» What is required: Write each line of the material exactly as given, from the top through the line that contains "import * as", and omit all pictures.

» Data lines:
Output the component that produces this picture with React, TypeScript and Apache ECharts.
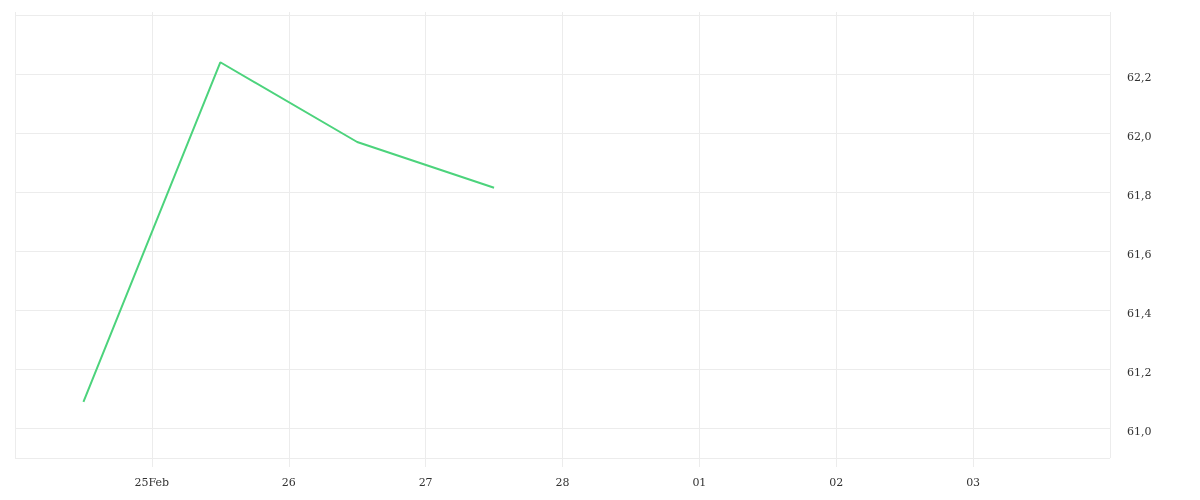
import React, { useEffect, useRef } from "react";
import * as echarts from "echarts";

const DAY = 86400000;
const dates = ["2025-02-24T12:00:00Z", "2025-02-25T12:00:00Z", "2025-02-26T12:00:00Z", "2025-02-27T12:00:00Z"];
const values = [61.09, 62.24, 61.97, 61.815];
const xStart = "2025-02-24T00:00:00Z";
const xEnd = "2025-03-04T00:00:00Z";
const yMin = 60.9;
const yMax = 62.4;
const yTickLabels = [61.0, 61.2, 61.4, 61.6, 61.8, 62.0, 62.2];
const yGridValues = [60.9, 61.0, 61.2, 61.4, 61.6, 61.8, 62.0, 62.2, 62.4];
const monthNames = ["Jan", "Feb", "Mar", "Apr", "May", "Jun", "Jul", "Aug", "Sep", "Oct", "Nov", "Dec"];

const gridColor = "#ececec";
const textColor = "#333";
const font = "DejaVu Serif";

export default function App() {
  const ref = useRef<HTMLDivElement>(null);
  useEffect(() => {
    const chart = echarts.init(ref.current!, undefined, { renderer: "svg" });
    const minX = Date.parse(xStart);
    const maxX = Date.parse(xEnd);
    const firstLabel = minX + DAY;
    chart.setOption({
      animation: false,
      grid: { left: 15, right: 90, top: 15, bottom: 42 },
      xAxis: [
        {
          type: "value",
          min: minX,
          max: maxX,
          interval: DAY,
          axisLine: { show: false },
          axisTick: { show: true, length: 9, lineStyle: { color: gridColor } },
          splitLine: { show: true, lineStyle: { color: gridColor } },
          axisLabel: {
            showMinLabel: false,
            showMaxLabel: false,
            margin: 19,
            color: textColor,
            fontFamily: font,
            fontSize: 11,
            formatter: (v: number) => {
              const d = new Date(v);
              const dd = String(d.getUTCDate()).padStart(2, "0");
              if (Math.abs(v - firstLabel) < 1000) return dd + monthNames[d.getUTCMonth()];
              return dd;
            },
          },
        },
        {
          type: "value",
          position: "top",
          min: minX,
          max: maxX,
          interval: DAY,
          axisLine: { show: false },
          axisTick: { show: true, length: 3, lineStyle: { color: gridColor } },
          splitLine: { show: false },
          axisLabel: { show: false },
        },
      ],
      yAxis: {
        type: "value",
        position: "right",
        min: yMin,
        max: yMax,
        axisLine: { show: false },
        axisTick: { show: false, customValues: yGridValues },
        splitLine: { show: true, lineStyle: { color: gridColor } },
        axisLabel: {
          customValues: yTickLabels,
          margin: 17,
          color: textColor,
          fontFamily: font,
          fontSize: 11,
          formatter: (v: number) => "{v|" + v.toFixed(1).replace(".", ",") + "}",
          rich: {
            v: {
              color: textColor,
              fontFamily: font,
              fontSize: 11,
              padding: [6, 0, 0, 0],
            },
          },
        },
      },
      series: [
        {
          type: "line",
          xAxisIndex: 0,
          data: dates.map((d, i) => [Date.parse(d), values[i]]),
          showSymbol: false,
          lineStyle: { color: "#4cd37c", width: 2 },
          itemStyle: { color: "#4cd37c" },
        },
      ],
    });
    return () => chart.dispose();
  }, []);
  return <div ref={ref} style={{ position: "fixed", left: 0, top: 0, width: 1200, height: 500 }} />;
}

» Complete answer:
Output the component that produces this picture with React, TypeScript and Apache ECharts.
import React, { useEffect, useRef } from "react";
import * as echarts from "echarts";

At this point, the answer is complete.